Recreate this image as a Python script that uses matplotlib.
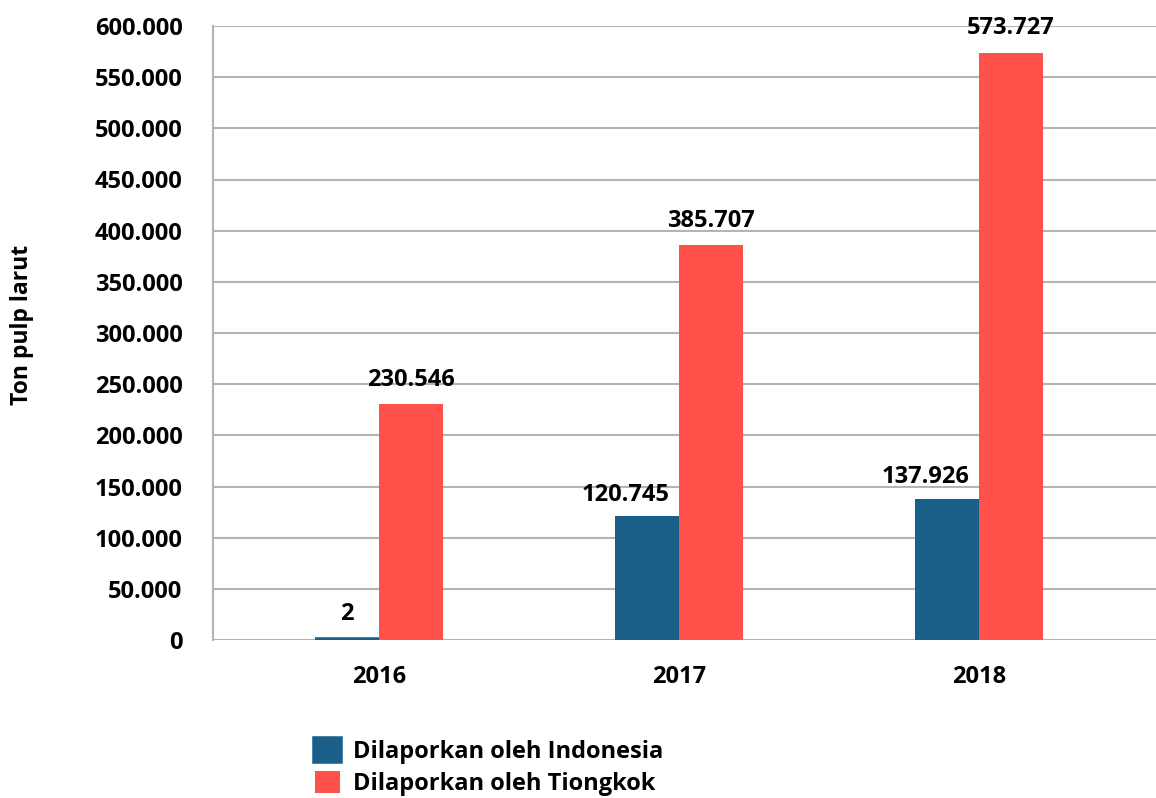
import matplotlib
matplotlib.use("Agg")
import matplotlib.pyplot as plt
from matplotlib.ticker import FuncFormatter
import numpy as np

years = ["2016", "2017", "2018"]
indonesia = [2, 120745, 137926]
tiongkok = [230546, 385707, 573727]
series_names = ["Dilaporkan oleh Indonesia", "Dilaporkan oleh Tiongkok"]

BLUE = "#1a5f88"
RED = "#ff5049"

plt.rcParams["font.family"] = ["Open Sans", "DejaVu Sans"]
plt.rcParams["font.weight"] = "bold"
FS = 17


def dotted(v, pos=None):
    return f"{int(round(v)):,}".replace(",", ".")


fig = plt.figure(figsize=(11.56, 7.98), dpi=100)
ax = fig.add_axes([213 / 1156, 1 - 640 / 798, 1 - 213 / 1156, (640 - 26) / 798])

x = np.arange(len(years))
w = 0.2133
bars_id = ax.bar(x - w / 2, indonesia, w, color=BLUE, edgecolor=BLUE, linewidth=0,
                 label=series_names[0], zorder=3)
ax.bar(x + w / 2, tiongkok, w, color=RED, edgecolor=RED, linewidth=0,
       label=series_names[1], zorder=3)
# the tiny 2016 bar still shows as a thin strip
for p, v in zip(bars_id.patches, indonesia):
    if v < 1000:
        p.set_linewidth(4)

ax.set_xlim(-0.553, 2.59)
ax.set_ylim(0, 600000)
ax.set_yticks(np.arange(0, 600001, 50000))
ax.yaxis.set_major_formatter(FuncFormatter(dotted))
ax.set_xticks(x)
ax.set_xticklabels(years)

ax.grid(axis="y", color="#b4b4b4", linewidth=1.5, zorder=0)
ax.set_axisbelow(True)
for s in ["top", "right", "bottom"]:
    ax.spines[s].set_visible(False)
ax.spines["left"].set_color("#b4b4b4")
ax.spines["left"].set_linewidth(1.5)
ax.tick_params(axis="both", length=0, labelsize=FS)
for lab in ax.get_xticklabels() + ax.get_yticklabels():
    lab.set_fontweight("bold")
ax.tick_params(axis="y", pad=22)
ax.tick_params(axis="x", pad=18)

fig.text(22 / 1156, 1 - 325 / 798, "Ton pulp larut", rotation=90, fontsize=16.5,
         fontweight="bold", ha="center", va="center")

# data labels
for i, v in enumerate(tiongkok):
    ax.annotate(dotted(v), (x[i] + w / 2, v), xytext=(0, 9), textcoords="offset points",
                ha="center", va="bottom", fontsize=FS, fontweight="bold")
for i, v in enumerate(indonesia):
    if v < 1000:
        ax.annotate(dotted(v), (x[i] - w / 2, v), xytext=(0, 10), textcoords="offset points",
                    ha="center", va="bottom", fontsize=FS, fontweight="bold")
    else:
        ax.annotate(dotted(v), (x[i], v), xytext=(-7, 7), textcoords="offset points",
                    ha="right", va="bottom", fontsize=FS, fontweight="bold")

leg = fig.legend(loc="upper left", bbox_to_anchor=(303 / 1156, 1 - 727 / 798), frameon=False,
                 fontsize=FS, handlelength=1.05, handleheight=1.05, handletextpad=0.55,
                 labelspacing=0.3, borderpad=0)
for t in leg.get_texts():
    t.set_fontweight("bold")

fig.savefig("out.png", dpi=100)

* * * * *

* _What you need to do_:
Your task is to collect every line above that contains the word "matplotlib".

* _Task solution_:
Recreate this image as a Python script that uses matplotlib.
import matplotlib
matplotlib.use("Agg")
import matplotlib.pyplot as plt
from matplotlib.ticker import FuncFormatter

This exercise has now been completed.